Migrant, der walisischen Teenager vergewaltigte, wurde nicht abgeschoben, um sein „Recht auf Familienleben“ zu respektieren

https://www.dailypost.co.uk/news/north-wales-news/migrant-who-raped-welsh-teenager-33613810

Von Anony_mouse202

15 Kommentare

  1. We need zero tolerance for foreign born criminals commiting serious, or less serious, but regular, criminal offences. Once they’ve served whatever excuse of a sentence they’ve been given, they need to be removed from the UK. No right to appeal that decision.

    He can have his family life via what’s app, and if they still actually want to be around him, they can make arrangements to follow him in their own time.

    The law as it stands clearly isn’t working.

  2. Jaded_Strain_3753 on

    I don’t think this case is a clear as the headline makes it sound because he’s being living in the UK since he was 11. If I was in charge I’d just deport him anyway because he’s clearly evil so fuck him. That said, I don’t think this is an obviously awful ruling for the judge to have made

  3. The headline doesn’t fully show just how awful this decision was.

    In 2022 he kidnapped a young woman with the intention of raping her, she managed to escape his imprisonment before he was able to do so. That’s when the home office attempted to deport him. Instead, he managed to appeal and stay.

    Then he goes on to ruin the life of a teenage girl and rape her.

    He was only able to do so thanks to the „right to a family life“ bullshit decision.

    I seriously have to ask, what about our rights as women in this country? These monsters are being prioritised over us when they’re clearly a threat.

  4. chronicnerv on

    Where do we send them?
    We will not accept that Begum girl back. How can we get other countries to take back their criminals?
    Often, I think the reasons given are made up because we have no real power to deport them and seeming powerless is worse than incompetence.

  5. GhostRiders on

    Sorry but I am stupid?

    Surely this could easily be a massive win for ANY Government to simply say if you have come from another country and found guilty of committing a serious crime you will returned to the country of your origin end off.

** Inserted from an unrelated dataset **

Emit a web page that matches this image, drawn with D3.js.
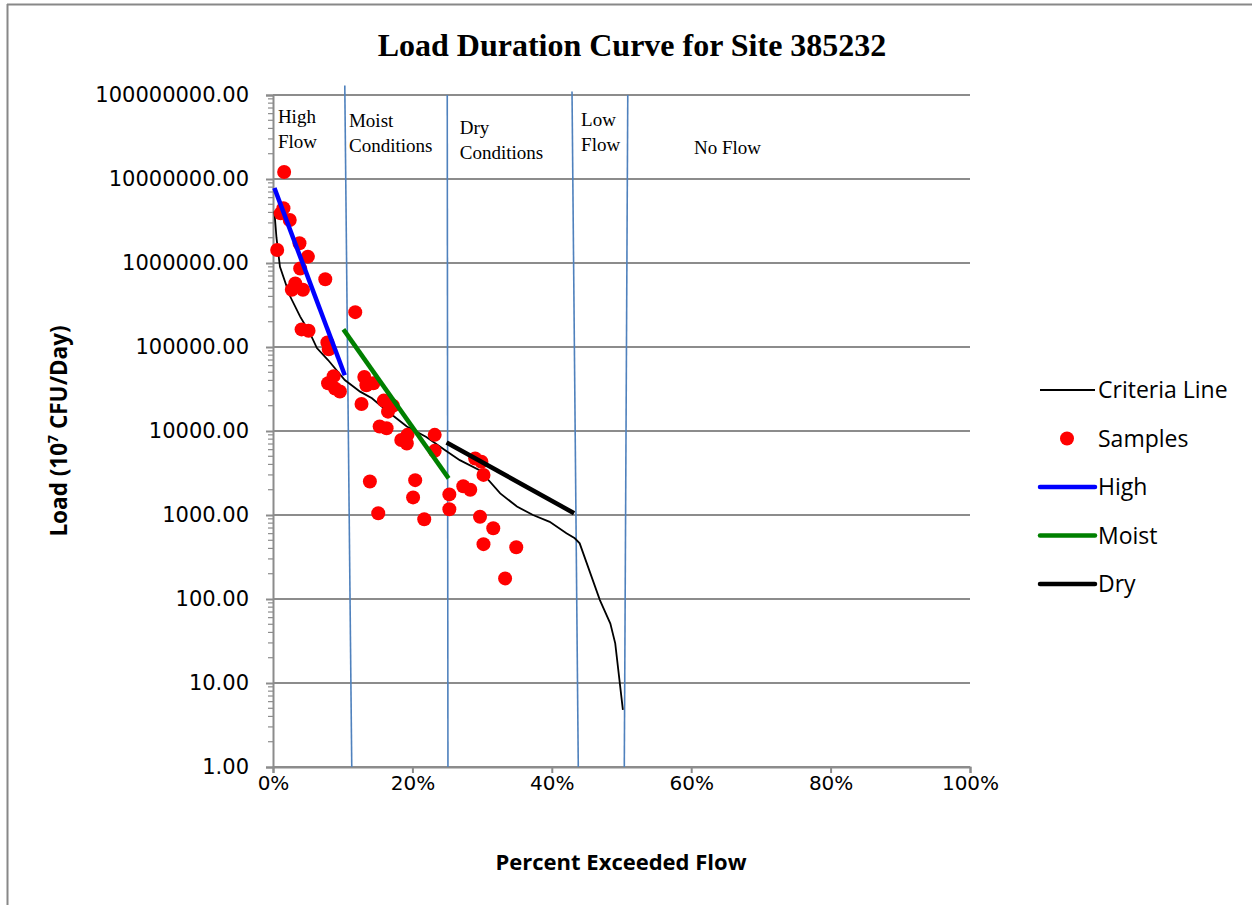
<!DOCTYPE html>
<html>
<head>
<meta charset="utf-8">
<script src="https://cdn.jsdelivr.net/npm/d3@7"></script>
<style>
  body { margin: 0; background: #fff; }
  svg { display: block; }
</style>
</head>
<body>
<div id="chart"></div>
<script>
// Criteria line (percent exceeded flow, load)
const criteriaPct = [0.2, 0.5, 1.0, 2.4, 3.9, 5.3, 6.3, 7.9, 10.3, 12.5, 14.2, 15.6, 17.7, 19.2, 22.0, 24.7, 26.8, 29.7, 32.6, 35.0, 37.3, 39.7, 42.1, 43.3, 44.0, 46.9, 48.4, 49.1, 50.2];
const criteriaLoad = [4.1e6, 2.0e6, 9e5, 4.1e5, 2.3e5, 1.46e5, 9.7e4, 7e4, 4.05e4, 2.94e4, 2.45e4, 1.95e4, 1.42e4, 1.13e4, 8.5e3, 5.9e3, 4.5e3, 3.4e3, 1.81e3, 1.26e3, 1.0e3, 830, 605, 528, 460, 97, 51, 29.7, 4.8];

// Samples
const samplePct = [1.6, 0.6, 1.5, 1.1, 2.4, 3.8, 5.0, 3.9, 7.5, 3.2, 2.7, 4.3, 11.8, 4.1, 5.1, 7.8, 8.0, 8.7, 7.9, 8.9, 9.6, 13.1, 13.4, 14.4, 12.7, 15.9, 17.2, 16.5, 15.3, 16.3, 18.4, 19.3, 19.2, 23.2, 23.2, 29.0, 29.9, 30.2, 13.9, 20.4, 20.1, 15.1, 21.7, 25.3, 25.3, 27.3, 28.3, 29.7, 31.6, 30.2, 34.9, 33.3];
const sampleLoad = [1.21e7, 1.43e6, 4.5e6, 3.9e6, 3.25e6, 1.72e6, 1.19e6, 8.6e5, 6.4e5, 5.7e5, 4.8e5, 4.8e5, 2.6e5, 1.62e5, 1.56e5, 1.13e5, 9.4e4, 4.5e4, 3.7e4, 3.2e4, 2.95e4, 4.4e4, 3.5e4, 3.7e4, 2.1e4, 2.3e4, 2.0e4, 1.7e4, 1.13e4, 1.08e4, 7.8e3, 9.0e3, 7.1e3, 9.0e3, 5.8e3, 4.7e3, 4.3e3, 3.0e3, 2.5e3, 2.6e3, 1.62e3, 1.05e3, 890, 1.76e3, 1.17e3, 2.2e3, 2.0e3, 955, 695, 450, 413, 176];

// Regression lines per flow regime: [startPct, startLoad, endPct, endLoad]
const highLine = [0.2, 7.8e6, 10.3, 4.6e4];
const moistLine = [10.1, 1.62e5, 25.2, 2.73e3];
const dryLine = [24.9, 7.3e3, 43.2, 1.05e3];

// Regime boundaries: percent at top / bottom, load at top
const boundaryTopPct = [10.3, 25.0, 42.9, 50.9];
const boundaryBottomPct = [11.3, 25.1, 43.8, 50.4];
const boundaryTopLoad = [1.3e8, 1e8, 1.1e8, 1e8];

// Regime labels
const regimeNames = [["High", "Flow"], ["Moist", "Conditions"], ["Dry", "Conditions"], ["Low", "Flow"], ["No Flow"]];
const regimeLabelPct = [0.7, 10.9, 26.8, 44.2, 60.4];
const regimeLabelLoad = [4.6e7, 4.2e7, 3.4e7, 4.3e7, 2.0e7];

const xTicks = [0, 20, 40, 60, 80, 100];
const yTicks = [1, 10, 100, 1000, 1e4, 1e5, 1e6, 1e7, 1e8];

const legendNames = ["Criteria Line", "Samples", "High", "Moist", "Dry"];

const W = 1252, H = 905;
const margin = { top: 95, right: 282, bottom: 138, left: 273 },
      width = W - margin.left - margin.right,
      height = H - margin.top - margin.bottom;

const svg = d3.select("#chart").append("svg")
    .attr("width", W)
    .attr("height", H);

// outer frame (only top and left edges visible)
svg.append("line").attr("x1", 7).attr("x2", W).attr("y1", 4.5).attr("y2", 4.5)
    .attr("stroke", "#888").attr("stroke-width", 2);
svg.append("line").attr("x1", 7.5).attr("x2", 7.5).attr("y1", 4).attr("y2", H)
    .attr("stroke", "#888").attr("stroke-width", 2);

const g = svg.append("g")
    .attr("transform", "translate(" + margin.left + "," + margin.top + ")");

const x = d3.scaleLinear().domain([0, 100]).range([0, width]);
const y = d3.scaleLog().domain([1, 1e8]).range([height, 0]);

// horizontal gridlines
g.selectAll(".grid")
  .data(yTicks)
  .join("line")
    .attr("class", "grid")
    .attr("x1", 0).attr("x2", width)
    .attr("y1", d => y(d)).attr("y2", d => y(d))
    .attr("stroke", "#8c8c8c").attr("stroke-width", 2);

// y axis with minor ticks
const minor = y.ticks().filter(d => !yTicks.includes(d));
g.selectAll(".minor")
  .data(minor)
  .join("line")
    .attr("class", "minor")
    .attr("x1", -5).attr("x2", 0)
    .attr("y1", d => y(d)).attr("y2", d => y(d))
    .attr("stroke", "#8c8c8c").attr("stroke-width", 1.2);

const yAxis = g.append("g")
    .call(d3.axisLeft(y).tickValues(yTicks).tickFormat(d3.format(".2f")).tickSize(7).tickPadding(17));
yAxis.select(".domain").attr("stroke", "#8c8c8c").attr("stroke-width", 2);
yAxis.selectAll(".tick line").attr("stroke", "#8c8c8c").attr("stroke-width", 2);
yAxis.selectAll("text")
    .attr("font-family", "DejaVu Sans").attr("font-size", 21).attr("fill", "#000");

const xAxis = g.append("g")
    .attr("transform", `translate(0,${height})`)
    .call(d3.axisBottom(x).tickValues(xTicks).tickFormat(d => d + "%").tickSize(6).tickPadding(3));
xAxis.select(".domain").attr("stroke", "#8c8c8c").attr("stroke-width", 2);
xAxis.selectAll(".tick line").attr("stroke", "#8c8c8c").attr("stroke-width", 2);
xAxis.selectAll("text")
    .attr("font-family", "DejaVu Sans").attr("font-size", 20).attr("fill", "#000");

// regime boundaries
g.selectAll(".boundary")
  .data(boundaryTopPct)
  .join("line")
    .attr("class", "boundary")
    .attr("x1", d => x(d)).attr("y1", (d, i) => y(boundaryTopLoad[i]))
    .attr("x2", (d, i) => x(boundaryBottomPct[i])).attr("y2", y(1))
    .attr("stroke", "#4f81bd").attr("stroke-width", 1.6);

// regime labels
regimeNames.forEach((lines, i) => {
  const t = g.append("text")
      .attr("x", x(regimeLabelPct[i]))
      .attr("y", y(regimeLabelLoad[i]))
      .attr("font-family", "Liberation Serif")
      .attr("font-size", 19)
      .attr("fill", "#000");
  lines.forEach((s, j) => {
    t.append("tspan").attr("x", x(regimeLabelPct[i])).attr("dy", j === 0 ? 0 : 25).text(s);
  });
});

// criteria line
const criteria = criteriaPct.map((p, i) => [p, criteriaLoad[i]]);
const line = d3.line().x(d => x(d[0])).y(d => y(d[1]));
g.append("path")
    .datum(criteria)
    .attr("d", line)
    .attr("fill", "none")
    .attr("stroke", "#000")
    .attr("stroke-width", 1.8);

// samples
g.selectAll(".sample")
  .data(samplePct.map((p, i) => [p, sampleLoad[i]]))
  .join("circle")
    .attr("class", "sample")
    .attr("cx", d => x(d[0]))
    .attr("cy", d => y(d[1]))
    .attr("r", 7)
    .attr("fill", "#ff0000");

// regression lines
const regLines = [
  { seg: highLine, color: "#0000ff" },
  { seg: moistLine, color: "#008000" },
  { seg: dryLine, color: "#000" }
];
g.selectAll(".reg")
  .data(regLines)
  .join("line")
    .attr("class", "reg")
    .attr("x1", d => x(d.seg[0])).attr("y1", d => y(d.seg[1]))
    .attr("x2", d => x(d.seg[2])).attr("y2", d => y(d.seg[3]))
    .attr("stroke", d => d.color)
    .attr("stroke-width", 4.5);

// title
svg.append("text")
    .attr("x", 632).attr("y", 56)
    .attr("text-anchor", "middle")
    .attr("font-family", "Liberation Serif")
    .attr("font-weight", "bold")
    .attr("font-size", 32)
    .text("Load Duration Curve for Site 385232");

// axis titles
svg.append("text")
    .attr("x", 621).attr("y", 870)
    .attr("text-anchor", "middle")
    .attr("font-family", "Open Sans")
    .attr("font-weight", "bold")
    .attr("font-size", 22)
    .text("Percent Exceeded Flow");

const yTitle = svg.append("text")
    .attr("transform", "translate(67,431) rotate(-90)")
    .attr("text-anchor", "middle")
    .attr("font-family", "Open Sans")
    .attr("font-weight", "bold")
    .attr("font-size", 22.5);
yTitle.append("tspan").text("Load (10");
yTitle.append("tspan").attr("font-size", 14).attr("dy", -9).text("7");
yTitle.append("tspan").attr("dy", 9).text(" CFU/Day)");

// legend
const legend = svg.append("g")
    .attr("transform", "translate(1040,390)");
const legendItems = legend.selectAll("g")
  .data(legendNames)
  .join("g")
    .attr("transform", (d, i) => `translate(0,${i * 48.5})`);

legendItems.each(function(d, i) {
  const item = d3.select(this);
  if (i === 1) {
    item.append("circle").attr("cx", 27).attr("cy", 0).attr("r", 7).attr("fill", "#ff0000");
  } else {
    item.append("line")
        .attr("x1", 0).attr("x2", 55).attr("y1", 0).attr("y2", 0)
        .attr("stroke", [ "#000", null, "#0000ff", "#008000", "#000" ][i])
        .attr("stroke-width", i === 0 ? 1.8 : 4.5)
        .attr("stroke-linecap", i === 0 ? "butt" : "round");
  }
  item.append("text")
      .attr("x", 58).attr("y", 0).attr("dy", "0.35em")
      .attr("font-family", "Open Sans")
      .attr("font-size", 23)
      .text(d);
});
</script>
</body>
</html>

    It doesn’t matter if you have a family here, it doesn’t matter if you are here legally, it doesn’t matter if your life will be at risk, you forfeit your right to any appeal.

  6. Right to family life > right to not get kidnapped, assaulted or raped. I feel awful for the women there

  7. The activists in the judiciary are constantly shooting themselves in the foot.  This is radicalising people more effectively than any Reform or Restore posts. 

  8. The government must be deliberately inflicting British society with such criminals. I don’t know what is their motive.

  9. The judges only interpret the laws they are given from politicians. That’s the problem. We either get radical with proper border control, pull out of the UN Refugee convention or pull out of the ECHR or use some clever lawyers to change the law.

  10. Can we get a law to pass that the safety of British nationals trumps migrants right to family life if they’re perceived as dangerous ?

    That’s all it takes. Parliament is sovereign.

  11. why are they always so protected ?

    its like we will look for ANY possible reason to let them go.

  12. evolveandprosper on

    I am not defending this man in any way. I hope he gets a long sentence. However it is very misleading to simply refer to him as a „migrant“ when he was born in Italy and entered the UK legally at age 11 with his mother. He has lived in the UK ever since. However, he retained the Nigerian nationality he had acquired by being born to a Nigerian mother. This is not somebody who came here on a small boat. He came to the UK as a child. The intention after his first offence (serious but not rape) was to deport him to Nigeria, despite him never having been to that country. That makes the decision not to deport him a lot more understandable. It wasn’t a simple matter of him claiming a right to a family life, the original judge decided that, on balance, it would have been a breach of his human rights to deport him to a country that he had no experience of.

    It is too easy (and lazy) to depict this as a namby-pamby judge allowing a simple appeal. It was a complex case and the judge decided based on his specific circumstances.